Bahraini officials have repeatedly denied Shiites are discriminated against. Information Minister Mohammed Abdel Ghaffar quickly defended government policies earlier this month when critics complained not enough Shiites were hired as security forces.

“These jobs are open to any citizen according to their merits,” he said. “Sunnis and Shiites are brothers. There is intermarriage. We have Shiites everywhere, not only in the security forces.”

Even critics note Sheik Hamad has brought some beneficial changes for Shiites. Early in his reign, he freed thousands of political prisoners, closed jails where torture took place and allowed exiles to return home.

He also allowed opposition newspapers, human rights groups and non-governmental organizations to organize and operate with relative freedom. Political parties remain banned, but “political societies” operate as a substitute.

“The difference between the situation now and what we had back in the 1990s is equal to the distance between heaven and earth,” said Mansour al-Jamri, editor of the opposition daily al-Wasat and the son of a Shiite cleric who was the spiritual leader of the 1990s protests.

Washington touts Bahrain as a model of reform in the Arab world. But a State Department report in March still provided a long list of human rights violations, including restrictions on free speech and the media, and of discriminatory policies such as drawing election boundaries to weaken Shiite voting strength.

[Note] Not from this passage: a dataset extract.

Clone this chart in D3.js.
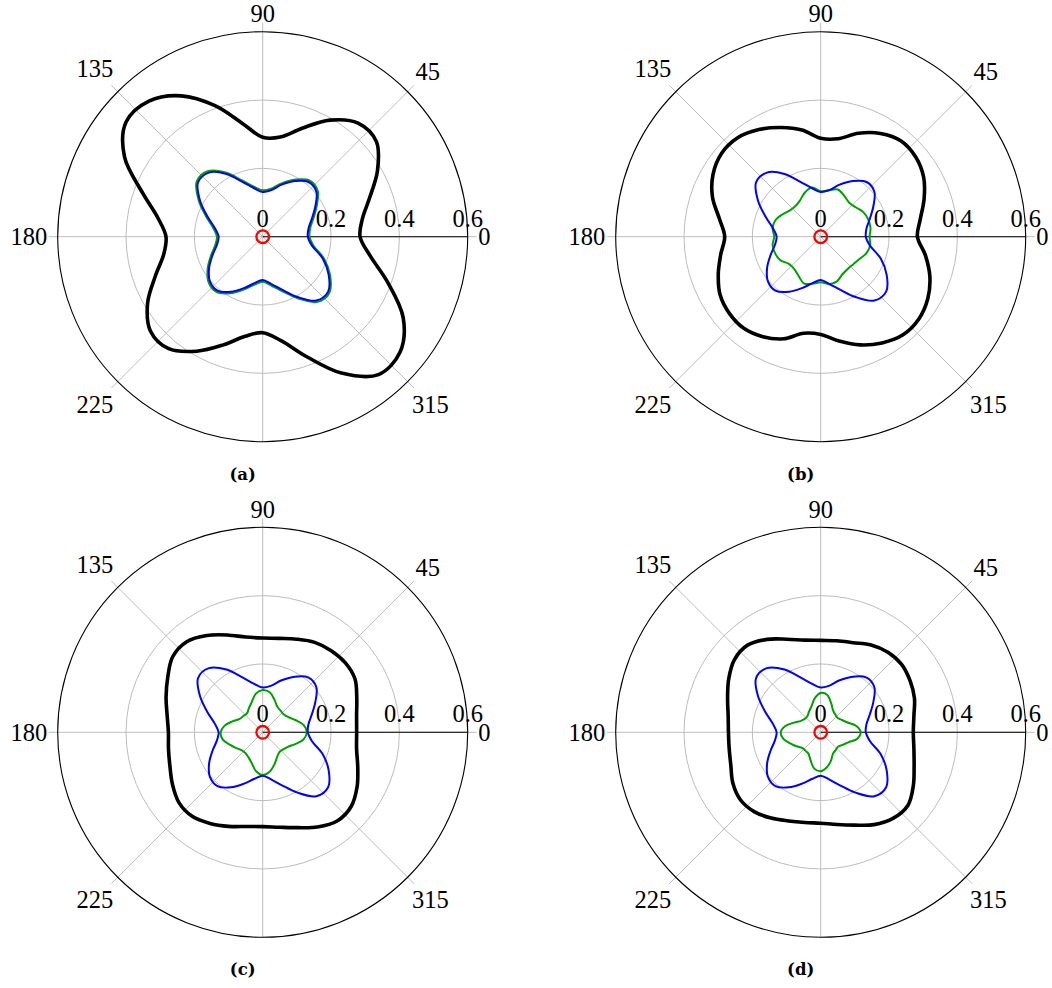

Shiites say the biggest threat is the granting of citizenship, jobs and housing to Sunnis from Saudi Arabia, Syria, Jordan, Yemen and Pakistan to tip the population balance.

They say their majority has been slashed by up to 30 percent since the 1970s and the Sunni naturalization policy has them in a race to gain their rights as citizens before they are reduced to a minority.